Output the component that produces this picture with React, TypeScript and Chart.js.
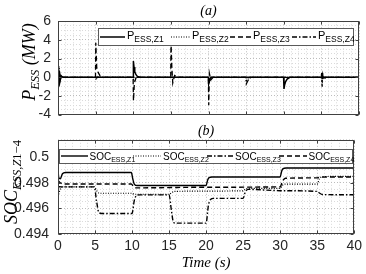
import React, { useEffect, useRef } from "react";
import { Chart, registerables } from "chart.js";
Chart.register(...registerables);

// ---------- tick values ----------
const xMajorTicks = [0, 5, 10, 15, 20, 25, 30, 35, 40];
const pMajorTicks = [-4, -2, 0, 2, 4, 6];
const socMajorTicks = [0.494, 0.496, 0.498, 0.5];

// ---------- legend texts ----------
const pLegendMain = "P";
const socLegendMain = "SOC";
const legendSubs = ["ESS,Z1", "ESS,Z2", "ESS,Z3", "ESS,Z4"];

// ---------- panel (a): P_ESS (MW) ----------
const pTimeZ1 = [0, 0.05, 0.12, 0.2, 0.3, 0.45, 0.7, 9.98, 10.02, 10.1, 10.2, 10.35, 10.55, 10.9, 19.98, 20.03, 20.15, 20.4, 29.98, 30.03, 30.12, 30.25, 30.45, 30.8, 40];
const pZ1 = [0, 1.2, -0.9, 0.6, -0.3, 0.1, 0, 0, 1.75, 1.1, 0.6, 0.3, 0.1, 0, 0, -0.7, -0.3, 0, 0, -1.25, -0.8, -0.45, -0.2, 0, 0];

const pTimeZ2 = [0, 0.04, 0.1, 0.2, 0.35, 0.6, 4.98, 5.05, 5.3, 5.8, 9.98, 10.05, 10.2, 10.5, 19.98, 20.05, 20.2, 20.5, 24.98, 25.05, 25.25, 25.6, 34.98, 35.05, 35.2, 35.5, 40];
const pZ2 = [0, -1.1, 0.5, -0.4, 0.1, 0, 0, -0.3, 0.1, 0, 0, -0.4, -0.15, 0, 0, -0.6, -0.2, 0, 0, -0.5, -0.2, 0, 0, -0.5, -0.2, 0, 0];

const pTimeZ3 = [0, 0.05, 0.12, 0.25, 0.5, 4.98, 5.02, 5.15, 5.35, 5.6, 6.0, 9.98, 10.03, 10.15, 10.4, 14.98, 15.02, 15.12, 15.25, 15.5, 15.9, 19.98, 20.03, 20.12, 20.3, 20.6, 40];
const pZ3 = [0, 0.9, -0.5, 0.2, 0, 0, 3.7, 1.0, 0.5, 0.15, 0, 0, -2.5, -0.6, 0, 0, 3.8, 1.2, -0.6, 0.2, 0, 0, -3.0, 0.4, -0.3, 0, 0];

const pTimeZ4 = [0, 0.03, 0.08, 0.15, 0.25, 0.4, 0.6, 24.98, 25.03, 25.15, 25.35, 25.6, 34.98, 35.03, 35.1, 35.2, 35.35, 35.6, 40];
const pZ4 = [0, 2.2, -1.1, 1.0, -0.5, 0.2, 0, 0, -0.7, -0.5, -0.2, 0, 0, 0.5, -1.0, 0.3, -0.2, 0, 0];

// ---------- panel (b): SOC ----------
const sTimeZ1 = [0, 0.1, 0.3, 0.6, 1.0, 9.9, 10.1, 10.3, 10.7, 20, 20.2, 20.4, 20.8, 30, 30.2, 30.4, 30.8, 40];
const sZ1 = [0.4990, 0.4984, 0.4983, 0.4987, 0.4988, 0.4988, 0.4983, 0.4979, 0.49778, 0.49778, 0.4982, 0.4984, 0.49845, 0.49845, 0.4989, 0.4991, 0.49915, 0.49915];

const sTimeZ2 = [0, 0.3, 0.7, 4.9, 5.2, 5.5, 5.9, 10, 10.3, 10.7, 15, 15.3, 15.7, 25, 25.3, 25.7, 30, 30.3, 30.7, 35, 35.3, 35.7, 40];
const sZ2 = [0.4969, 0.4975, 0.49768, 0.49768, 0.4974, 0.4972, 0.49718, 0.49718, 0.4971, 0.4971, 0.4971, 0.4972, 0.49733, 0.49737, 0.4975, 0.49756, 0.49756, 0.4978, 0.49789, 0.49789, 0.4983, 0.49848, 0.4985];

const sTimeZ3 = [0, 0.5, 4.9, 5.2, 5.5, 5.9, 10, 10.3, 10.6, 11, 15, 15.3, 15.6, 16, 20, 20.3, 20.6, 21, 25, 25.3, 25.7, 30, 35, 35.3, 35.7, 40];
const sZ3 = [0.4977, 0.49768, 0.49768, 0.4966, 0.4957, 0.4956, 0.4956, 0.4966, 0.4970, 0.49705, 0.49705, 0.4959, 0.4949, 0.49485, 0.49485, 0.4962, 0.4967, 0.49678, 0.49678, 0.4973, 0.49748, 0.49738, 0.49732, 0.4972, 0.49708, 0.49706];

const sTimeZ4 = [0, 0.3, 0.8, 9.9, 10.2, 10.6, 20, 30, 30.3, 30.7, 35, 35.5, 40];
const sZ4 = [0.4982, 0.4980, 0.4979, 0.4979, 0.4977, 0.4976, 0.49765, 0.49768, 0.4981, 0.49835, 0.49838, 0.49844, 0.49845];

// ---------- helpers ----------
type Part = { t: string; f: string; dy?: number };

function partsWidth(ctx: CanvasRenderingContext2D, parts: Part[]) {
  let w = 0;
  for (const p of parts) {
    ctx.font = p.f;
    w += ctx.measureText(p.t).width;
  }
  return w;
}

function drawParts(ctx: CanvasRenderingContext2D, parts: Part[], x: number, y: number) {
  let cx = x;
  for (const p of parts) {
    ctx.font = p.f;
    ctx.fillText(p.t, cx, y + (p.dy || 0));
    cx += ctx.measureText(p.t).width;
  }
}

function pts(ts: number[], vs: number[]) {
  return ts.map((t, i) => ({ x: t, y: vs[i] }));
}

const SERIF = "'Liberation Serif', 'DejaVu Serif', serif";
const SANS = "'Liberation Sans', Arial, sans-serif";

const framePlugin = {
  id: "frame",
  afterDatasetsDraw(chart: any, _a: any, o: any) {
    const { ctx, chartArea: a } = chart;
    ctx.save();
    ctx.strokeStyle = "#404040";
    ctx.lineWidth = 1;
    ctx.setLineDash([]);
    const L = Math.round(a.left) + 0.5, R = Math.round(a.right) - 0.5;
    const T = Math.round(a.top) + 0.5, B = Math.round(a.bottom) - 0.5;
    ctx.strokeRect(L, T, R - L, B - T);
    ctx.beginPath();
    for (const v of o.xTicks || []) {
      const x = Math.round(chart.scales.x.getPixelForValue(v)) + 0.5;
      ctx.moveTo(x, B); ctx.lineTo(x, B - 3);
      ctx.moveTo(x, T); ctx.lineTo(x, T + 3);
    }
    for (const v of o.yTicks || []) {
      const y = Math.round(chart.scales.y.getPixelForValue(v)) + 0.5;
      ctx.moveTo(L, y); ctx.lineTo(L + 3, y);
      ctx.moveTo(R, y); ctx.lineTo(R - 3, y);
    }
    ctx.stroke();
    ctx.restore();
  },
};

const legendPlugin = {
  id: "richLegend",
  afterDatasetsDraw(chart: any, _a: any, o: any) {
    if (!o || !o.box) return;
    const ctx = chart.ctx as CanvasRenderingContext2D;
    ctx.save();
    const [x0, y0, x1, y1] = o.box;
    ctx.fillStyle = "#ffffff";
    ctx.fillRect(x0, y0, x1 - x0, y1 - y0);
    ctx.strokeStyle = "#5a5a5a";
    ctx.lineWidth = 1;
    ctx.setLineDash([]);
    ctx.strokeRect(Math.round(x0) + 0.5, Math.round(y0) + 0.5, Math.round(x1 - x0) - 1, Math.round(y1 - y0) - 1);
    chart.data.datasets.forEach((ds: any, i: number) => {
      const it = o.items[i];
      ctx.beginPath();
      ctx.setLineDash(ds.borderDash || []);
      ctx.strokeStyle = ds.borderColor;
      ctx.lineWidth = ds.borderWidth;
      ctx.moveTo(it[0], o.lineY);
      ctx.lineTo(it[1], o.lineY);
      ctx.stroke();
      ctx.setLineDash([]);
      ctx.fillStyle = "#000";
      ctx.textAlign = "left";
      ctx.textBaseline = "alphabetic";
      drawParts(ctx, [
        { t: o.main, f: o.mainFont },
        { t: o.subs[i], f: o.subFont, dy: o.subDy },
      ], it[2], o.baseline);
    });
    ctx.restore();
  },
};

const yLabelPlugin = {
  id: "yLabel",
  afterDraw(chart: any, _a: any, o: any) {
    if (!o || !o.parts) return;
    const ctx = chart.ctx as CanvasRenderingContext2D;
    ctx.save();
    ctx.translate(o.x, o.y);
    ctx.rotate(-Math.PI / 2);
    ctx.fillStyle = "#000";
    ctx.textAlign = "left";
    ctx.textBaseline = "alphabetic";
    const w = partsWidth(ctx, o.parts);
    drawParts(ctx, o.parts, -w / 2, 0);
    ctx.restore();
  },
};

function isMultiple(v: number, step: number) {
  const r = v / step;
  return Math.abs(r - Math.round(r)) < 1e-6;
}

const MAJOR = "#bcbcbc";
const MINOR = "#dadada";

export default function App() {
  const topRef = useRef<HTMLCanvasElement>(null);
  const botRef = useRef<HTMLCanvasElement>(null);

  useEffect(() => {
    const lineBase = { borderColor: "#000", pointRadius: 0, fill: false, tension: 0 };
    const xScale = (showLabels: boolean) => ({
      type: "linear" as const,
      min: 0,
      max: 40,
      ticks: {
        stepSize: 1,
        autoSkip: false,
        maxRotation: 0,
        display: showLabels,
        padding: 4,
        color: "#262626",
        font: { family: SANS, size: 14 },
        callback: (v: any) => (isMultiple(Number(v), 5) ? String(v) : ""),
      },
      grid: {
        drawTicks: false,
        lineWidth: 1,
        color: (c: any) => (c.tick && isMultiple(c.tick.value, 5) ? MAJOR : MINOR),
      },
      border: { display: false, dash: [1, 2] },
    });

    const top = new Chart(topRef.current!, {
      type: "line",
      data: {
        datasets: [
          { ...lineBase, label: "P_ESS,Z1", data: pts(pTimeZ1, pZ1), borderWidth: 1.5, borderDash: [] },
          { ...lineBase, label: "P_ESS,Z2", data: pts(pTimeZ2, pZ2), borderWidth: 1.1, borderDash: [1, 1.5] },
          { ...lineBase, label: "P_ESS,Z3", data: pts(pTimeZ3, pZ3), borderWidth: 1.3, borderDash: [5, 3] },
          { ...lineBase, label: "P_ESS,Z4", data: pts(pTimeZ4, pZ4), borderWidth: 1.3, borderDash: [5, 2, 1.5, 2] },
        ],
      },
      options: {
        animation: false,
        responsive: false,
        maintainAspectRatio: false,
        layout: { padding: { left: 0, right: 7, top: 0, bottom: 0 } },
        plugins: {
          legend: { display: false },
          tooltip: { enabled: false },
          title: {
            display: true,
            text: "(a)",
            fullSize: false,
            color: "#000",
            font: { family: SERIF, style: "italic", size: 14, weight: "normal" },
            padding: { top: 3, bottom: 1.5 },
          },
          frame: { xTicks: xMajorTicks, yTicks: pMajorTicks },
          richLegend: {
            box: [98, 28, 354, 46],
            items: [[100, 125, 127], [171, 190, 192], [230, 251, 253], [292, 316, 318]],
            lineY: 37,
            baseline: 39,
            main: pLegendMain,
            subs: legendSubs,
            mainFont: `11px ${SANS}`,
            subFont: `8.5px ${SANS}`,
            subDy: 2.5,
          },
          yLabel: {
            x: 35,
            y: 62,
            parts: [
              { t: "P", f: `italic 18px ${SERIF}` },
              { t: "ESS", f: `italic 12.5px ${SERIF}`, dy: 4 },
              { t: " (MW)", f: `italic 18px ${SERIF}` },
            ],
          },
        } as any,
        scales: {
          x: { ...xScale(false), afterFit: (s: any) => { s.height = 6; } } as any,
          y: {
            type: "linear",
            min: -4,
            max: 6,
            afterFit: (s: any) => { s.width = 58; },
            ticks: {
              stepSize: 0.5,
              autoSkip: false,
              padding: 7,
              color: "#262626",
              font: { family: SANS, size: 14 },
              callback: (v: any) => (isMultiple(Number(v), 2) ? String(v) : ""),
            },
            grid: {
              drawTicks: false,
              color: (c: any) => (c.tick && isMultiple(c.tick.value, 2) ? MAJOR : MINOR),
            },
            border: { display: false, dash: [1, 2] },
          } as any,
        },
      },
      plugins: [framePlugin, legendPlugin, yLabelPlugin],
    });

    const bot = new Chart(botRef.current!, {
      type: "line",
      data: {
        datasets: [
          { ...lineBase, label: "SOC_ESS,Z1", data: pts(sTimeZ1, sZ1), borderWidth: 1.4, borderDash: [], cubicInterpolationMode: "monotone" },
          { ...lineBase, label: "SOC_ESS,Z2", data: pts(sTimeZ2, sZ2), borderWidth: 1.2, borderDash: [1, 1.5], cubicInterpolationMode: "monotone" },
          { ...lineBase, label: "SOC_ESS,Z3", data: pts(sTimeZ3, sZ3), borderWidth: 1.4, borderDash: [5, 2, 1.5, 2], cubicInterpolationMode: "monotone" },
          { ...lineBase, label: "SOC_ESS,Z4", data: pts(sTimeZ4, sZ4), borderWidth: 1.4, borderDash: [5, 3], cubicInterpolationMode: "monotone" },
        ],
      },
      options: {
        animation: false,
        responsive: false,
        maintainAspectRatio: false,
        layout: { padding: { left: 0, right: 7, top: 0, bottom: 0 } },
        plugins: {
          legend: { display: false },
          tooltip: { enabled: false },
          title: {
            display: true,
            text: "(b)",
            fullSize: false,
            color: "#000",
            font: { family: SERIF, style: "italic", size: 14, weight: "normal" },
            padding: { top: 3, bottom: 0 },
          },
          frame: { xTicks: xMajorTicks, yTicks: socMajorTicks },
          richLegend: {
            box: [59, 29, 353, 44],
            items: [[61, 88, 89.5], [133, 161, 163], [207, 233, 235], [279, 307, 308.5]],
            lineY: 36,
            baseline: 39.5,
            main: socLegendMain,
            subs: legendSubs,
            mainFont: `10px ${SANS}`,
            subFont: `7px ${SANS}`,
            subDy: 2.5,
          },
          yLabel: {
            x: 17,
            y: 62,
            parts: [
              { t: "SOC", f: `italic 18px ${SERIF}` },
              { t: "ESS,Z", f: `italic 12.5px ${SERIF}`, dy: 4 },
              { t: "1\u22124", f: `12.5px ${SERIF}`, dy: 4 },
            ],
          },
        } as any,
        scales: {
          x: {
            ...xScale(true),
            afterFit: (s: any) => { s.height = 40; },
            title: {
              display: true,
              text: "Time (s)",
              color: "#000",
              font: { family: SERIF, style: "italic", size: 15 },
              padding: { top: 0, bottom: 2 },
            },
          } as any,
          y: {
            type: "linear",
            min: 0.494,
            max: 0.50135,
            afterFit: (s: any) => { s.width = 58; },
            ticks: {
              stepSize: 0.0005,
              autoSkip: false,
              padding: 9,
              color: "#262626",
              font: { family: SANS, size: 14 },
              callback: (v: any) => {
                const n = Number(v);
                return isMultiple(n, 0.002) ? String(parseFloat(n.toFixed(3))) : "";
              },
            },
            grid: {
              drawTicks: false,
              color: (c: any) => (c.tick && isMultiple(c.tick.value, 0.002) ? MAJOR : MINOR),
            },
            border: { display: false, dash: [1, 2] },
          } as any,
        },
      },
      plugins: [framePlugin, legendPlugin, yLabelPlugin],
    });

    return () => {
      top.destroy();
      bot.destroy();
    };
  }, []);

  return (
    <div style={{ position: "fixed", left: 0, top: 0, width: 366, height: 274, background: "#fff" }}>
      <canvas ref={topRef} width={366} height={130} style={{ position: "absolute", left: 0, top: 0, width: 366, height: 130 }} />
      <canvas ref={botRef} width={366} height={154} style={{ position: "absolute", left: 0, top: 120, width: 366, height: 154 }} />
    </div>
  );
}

Written exercise -> Copy exactly the lines running from the beginning of the listing through the line that has "Chart.register(...registerables);". Drop the pictures.

Output below ->
Output the component that produces this picture with React, TypeScript and Chart.js.
import React, { useEffect, useRef } from "react";
import { Chart, registerables } from "chart.js";
Chart.register(...registerables);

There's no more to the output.